start Extracted material
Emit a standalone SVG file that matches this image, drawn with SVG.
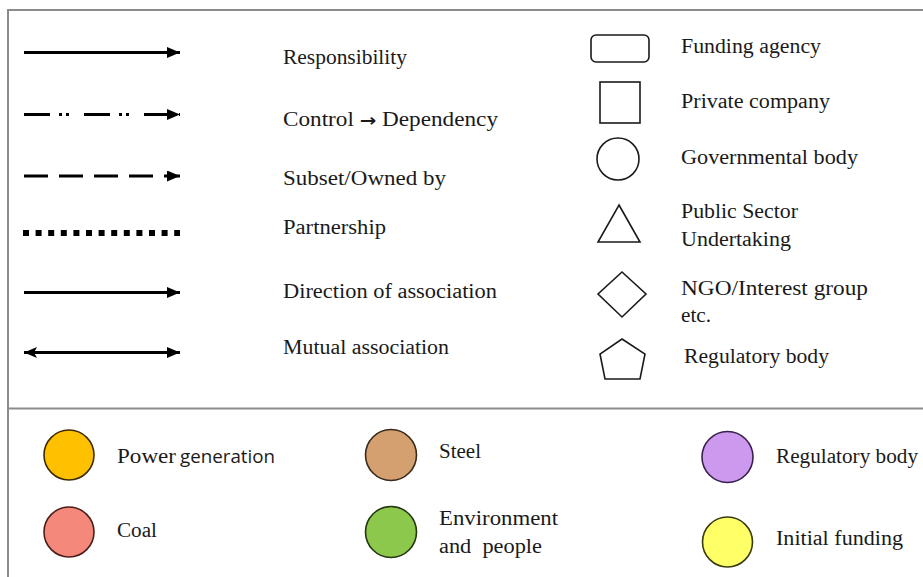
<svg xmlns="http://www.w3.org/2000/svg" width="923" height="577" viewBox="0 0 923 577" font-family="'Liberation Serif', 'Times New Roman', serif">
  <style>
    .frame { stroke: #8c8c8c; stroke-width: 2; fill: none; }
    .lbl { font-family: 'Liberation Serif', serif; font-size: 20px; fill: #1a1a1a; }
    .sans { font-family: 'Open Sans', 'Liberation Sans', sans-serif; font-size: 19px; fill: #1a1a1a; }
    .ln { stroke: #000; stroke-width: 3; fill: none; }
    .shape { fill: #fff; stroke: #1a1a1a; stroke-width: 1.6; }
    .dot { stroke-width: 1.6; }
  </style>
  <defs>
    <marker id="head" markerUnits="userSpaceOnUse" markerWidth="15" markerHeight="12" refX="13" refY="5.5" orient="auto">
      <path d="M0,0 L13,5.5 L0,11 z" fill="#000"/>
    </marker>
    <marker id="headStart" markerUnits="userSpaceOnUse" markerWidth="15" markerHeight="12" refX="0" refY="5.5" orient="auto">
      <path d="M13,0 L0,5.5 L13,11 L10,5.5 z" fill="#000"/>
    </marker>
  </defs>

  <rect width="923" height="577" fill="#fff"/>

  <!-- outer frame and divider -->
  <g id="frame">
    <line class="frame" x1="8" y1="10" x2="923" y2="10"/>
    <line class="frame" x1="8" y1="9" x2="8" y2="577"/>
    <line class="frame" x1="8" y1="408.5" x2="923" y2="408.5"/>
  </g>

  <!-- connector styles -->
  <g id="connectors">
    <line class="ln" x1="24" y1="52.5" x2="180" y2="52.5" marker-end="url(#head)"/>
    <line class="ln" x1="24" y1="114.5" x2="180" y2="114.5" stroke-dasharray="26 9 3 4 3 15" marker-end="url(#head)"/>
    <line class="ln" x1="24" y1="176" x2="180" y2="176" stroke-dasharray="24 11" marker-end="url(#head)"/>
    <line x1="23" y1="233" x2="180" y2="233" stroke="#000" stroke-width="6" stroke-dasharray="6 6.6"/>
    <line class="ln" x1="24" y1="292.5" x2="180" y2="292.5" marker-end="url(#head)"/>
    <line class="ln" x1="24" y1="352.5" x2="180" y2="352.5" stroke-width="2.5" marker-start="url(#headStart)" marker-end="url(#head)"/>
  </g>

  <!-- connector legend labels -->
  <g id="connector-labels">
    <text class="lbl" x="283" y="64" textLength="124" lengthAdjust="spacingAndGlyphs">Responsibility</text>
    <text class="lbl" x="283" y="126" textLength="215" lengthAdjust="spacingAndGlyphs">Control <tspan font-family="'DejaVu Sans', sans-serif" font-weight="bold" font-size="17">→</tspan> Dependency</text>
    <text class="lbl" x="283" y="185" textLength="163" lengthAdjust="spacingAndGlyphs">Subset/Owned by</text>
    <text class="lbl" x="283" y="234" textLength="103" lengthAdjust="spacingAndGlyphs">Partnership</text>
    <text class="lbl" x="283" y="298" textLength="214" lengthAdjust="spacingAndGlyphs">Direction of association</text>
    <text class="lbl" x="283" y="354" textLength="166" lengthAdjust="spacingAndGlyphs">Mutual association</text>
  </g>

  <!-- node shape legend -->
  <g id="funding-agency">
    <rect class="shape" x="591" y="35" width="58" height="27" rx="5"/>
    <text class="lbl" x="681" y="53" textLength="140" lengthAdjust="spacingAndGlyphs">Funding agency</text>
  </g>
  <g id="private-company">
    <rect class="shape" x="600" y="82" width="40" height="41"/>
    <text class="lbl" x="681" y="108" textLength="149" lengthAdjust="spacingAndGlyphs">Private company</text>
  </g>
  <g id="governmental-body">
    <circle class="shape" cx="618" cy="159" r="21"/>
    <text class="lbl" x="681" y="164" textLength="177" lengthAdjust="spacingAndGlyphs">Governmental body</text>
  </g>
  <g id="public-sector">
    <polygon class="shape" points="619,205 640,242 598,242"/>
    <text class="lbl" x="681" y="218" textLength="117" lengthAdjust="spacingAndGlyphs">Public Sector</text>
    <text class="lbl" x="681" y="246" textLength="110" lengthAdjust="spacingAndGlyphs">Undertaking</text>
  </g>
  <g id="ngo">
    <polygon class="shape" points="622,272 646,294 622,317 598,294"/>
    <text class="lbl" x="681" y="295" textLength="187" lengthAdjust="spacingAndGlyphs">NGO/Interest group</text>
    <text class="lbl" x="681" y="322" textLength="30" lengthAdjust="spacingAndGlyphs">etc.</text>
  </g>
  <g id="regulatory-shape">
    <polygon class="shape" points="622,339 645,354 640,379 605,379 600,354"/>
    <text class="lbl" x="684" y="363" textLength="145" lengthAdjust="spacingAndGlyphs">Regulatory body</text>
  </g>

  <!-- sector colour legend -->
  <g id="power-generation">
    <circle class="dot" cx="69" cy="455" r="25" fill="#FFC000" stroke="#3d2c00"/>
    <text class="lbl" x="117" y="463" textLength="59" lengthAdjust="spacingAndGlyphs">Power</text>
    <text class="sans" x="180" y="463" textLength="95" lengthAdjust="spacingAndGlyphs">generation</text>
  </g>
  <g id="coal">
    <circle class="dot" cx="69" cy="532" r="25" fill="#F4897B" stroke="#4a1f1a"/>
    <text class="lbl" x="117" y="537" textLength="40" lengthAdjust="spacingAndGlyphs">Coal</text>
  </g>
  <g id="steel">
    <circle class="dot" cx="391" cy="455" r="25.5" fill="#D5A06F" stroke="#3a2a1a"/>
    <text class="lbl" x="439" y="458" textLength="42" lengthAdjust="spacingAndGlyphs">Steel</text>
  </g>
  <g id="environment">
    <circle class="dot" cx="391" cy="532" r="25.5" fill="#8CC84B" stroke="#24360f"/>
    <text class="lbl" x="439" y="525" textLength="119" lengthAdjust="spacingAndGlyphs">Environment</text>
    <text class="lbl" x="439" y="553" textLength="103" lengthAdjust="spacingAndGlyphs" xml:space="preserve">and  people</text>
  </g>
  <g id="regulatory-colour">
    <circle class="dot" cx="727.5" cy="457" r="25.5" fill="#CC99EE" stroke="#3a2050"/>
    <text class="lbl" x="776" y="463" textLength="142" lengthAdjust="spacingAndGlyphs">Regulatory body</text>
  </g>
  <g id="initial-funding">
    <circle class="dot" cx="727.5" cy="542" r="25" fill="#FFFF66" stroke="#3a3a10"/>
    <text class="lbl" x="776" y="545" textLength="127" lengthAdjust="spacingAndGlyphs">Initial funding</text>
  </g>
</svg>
end Extracted material
start Extracted material
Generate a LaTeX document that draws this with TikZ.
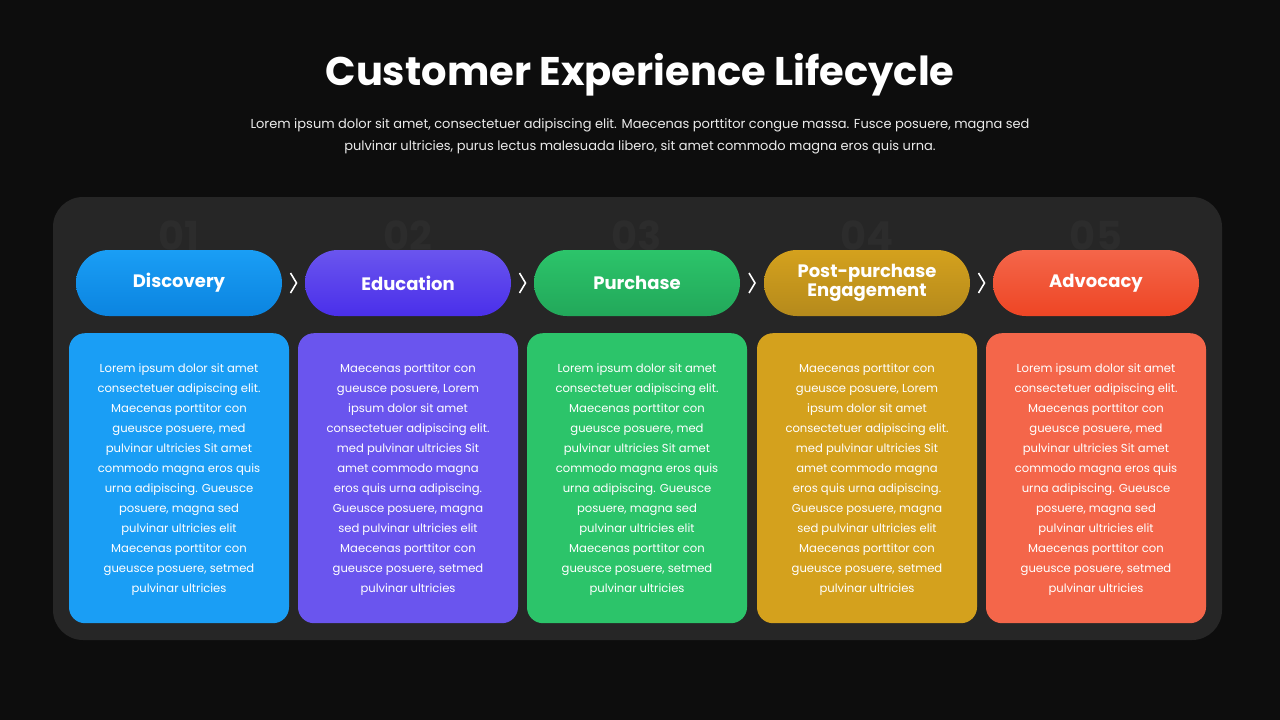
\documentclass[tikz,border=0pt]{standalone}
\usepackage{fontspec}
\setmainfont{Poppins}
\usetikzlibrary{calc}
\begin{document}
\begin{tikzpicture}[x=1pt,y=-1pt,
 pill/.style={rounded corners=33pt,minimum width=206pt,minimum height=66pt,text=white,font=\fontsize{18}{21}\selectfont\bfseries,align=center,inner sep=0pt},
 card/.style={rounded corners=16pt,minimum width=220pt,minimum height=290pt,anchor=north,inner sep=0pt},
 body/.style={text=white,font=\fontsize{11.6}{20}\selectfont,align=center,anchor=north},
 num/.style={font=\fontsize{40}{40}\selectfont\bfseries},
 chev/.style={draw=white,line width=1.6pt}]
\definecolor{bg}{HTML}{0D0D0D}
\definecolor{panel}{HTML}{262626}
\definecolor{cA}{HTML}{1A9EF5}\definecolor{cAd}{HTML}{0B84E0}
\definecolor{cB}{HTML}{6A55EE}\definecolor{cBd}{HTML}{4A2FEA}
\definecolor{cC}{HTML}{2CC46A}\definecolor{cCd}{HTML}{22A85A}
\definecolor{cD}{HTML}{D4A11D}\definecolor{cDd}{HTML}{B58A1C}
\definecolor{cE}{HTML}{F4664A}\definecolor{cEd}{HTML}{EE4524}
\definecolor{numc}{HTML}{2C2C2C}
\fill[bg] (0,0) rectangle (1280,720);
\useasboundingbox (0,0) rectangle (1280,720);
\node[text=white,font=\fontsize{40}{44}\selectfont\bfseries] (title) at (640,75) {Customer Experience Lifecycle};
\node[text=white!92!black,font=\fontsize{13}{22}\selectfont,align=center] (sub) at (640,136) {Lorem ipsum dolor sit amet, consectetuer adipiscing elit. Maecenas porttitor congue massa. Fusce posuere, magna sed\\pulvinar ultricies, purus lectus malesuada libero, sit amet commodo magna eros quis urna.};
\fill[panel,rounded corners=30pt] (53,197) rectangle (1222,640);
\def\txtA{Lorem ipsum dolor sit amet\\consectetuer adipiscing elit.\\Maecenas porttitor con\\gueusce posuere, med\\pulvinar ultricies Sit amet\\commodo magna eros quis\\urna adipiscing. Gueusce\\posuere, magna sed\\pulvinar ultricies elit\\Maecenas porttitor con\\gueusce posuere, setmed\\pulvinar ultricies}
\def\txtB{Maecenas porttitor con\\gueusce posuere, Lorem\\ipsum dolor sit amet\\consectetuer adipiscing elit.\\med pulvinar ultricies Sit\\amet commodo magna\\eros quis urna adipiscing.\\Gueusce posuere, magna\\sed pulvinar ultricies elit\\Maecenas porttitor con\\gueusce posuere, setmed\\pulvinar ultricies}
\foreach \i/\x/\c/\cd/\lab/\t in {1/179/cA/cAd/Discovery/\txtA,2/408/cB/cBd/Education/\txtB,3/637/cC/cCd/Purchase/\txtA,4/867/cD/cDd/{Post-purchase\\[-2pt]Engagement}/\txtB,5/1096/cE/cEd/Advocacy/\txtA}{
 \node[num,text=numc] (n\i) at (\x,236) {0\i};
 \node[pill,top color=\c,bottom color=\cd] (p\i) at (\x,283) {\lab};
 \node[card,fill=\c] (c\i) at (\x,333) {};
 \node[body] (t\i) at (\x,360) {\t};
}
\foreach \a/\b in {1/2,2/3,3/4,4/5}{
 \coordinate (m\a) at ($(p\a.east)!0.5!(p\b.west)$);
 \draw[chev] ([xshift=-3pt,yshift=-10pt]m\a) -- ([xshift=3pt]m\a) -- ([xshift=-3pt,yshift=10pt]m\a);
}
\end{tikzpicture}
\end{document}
end Extracted material
start Extracted material
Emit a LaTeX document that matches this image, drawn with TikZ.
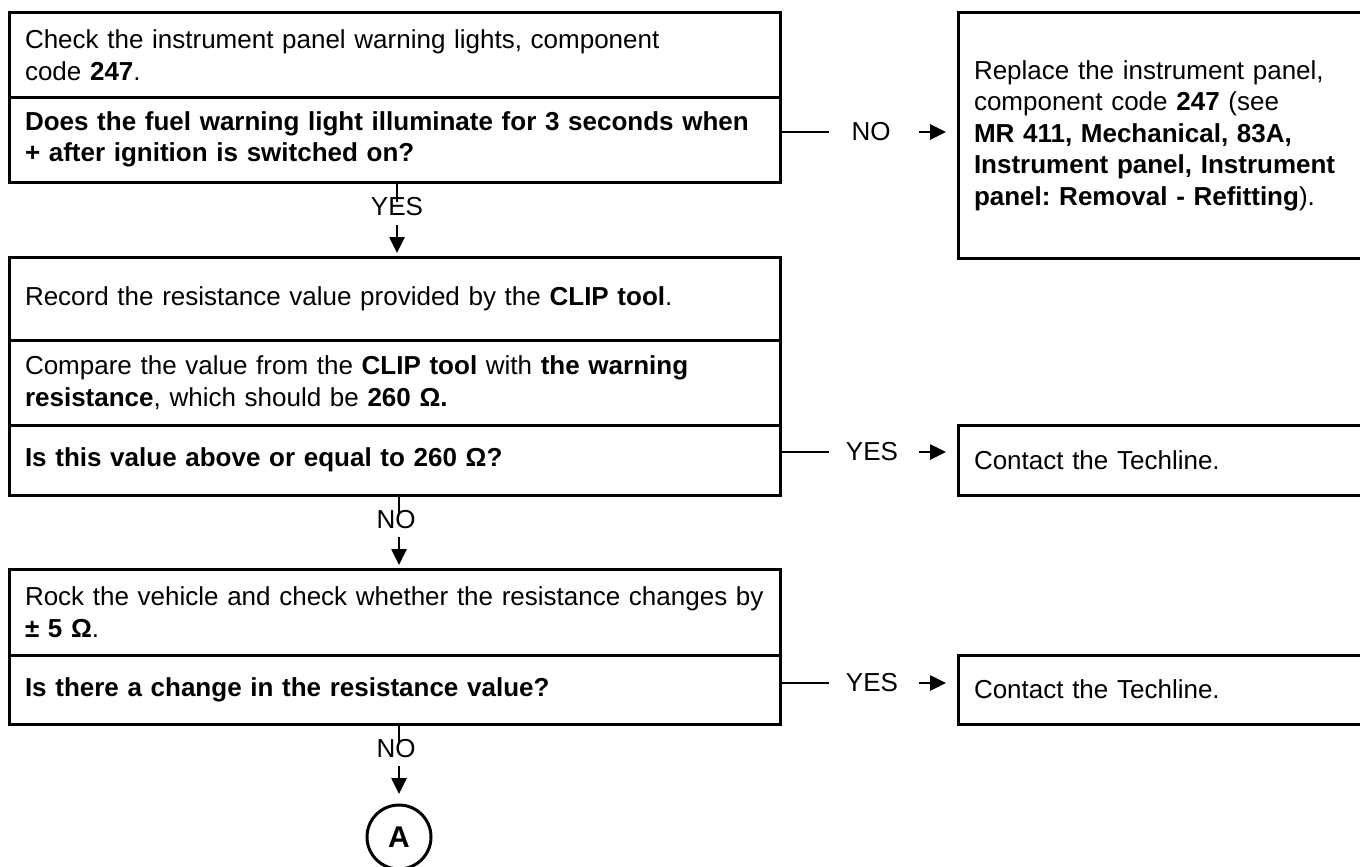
end Extracted material
### Objective
Collect, from the material above, every line containing the word "matches".

### Correct output
Emit a standalone SVG file that matches this image, drawn with SVG.
Emit a LaTeX document that matches this image, drawn with TikZ.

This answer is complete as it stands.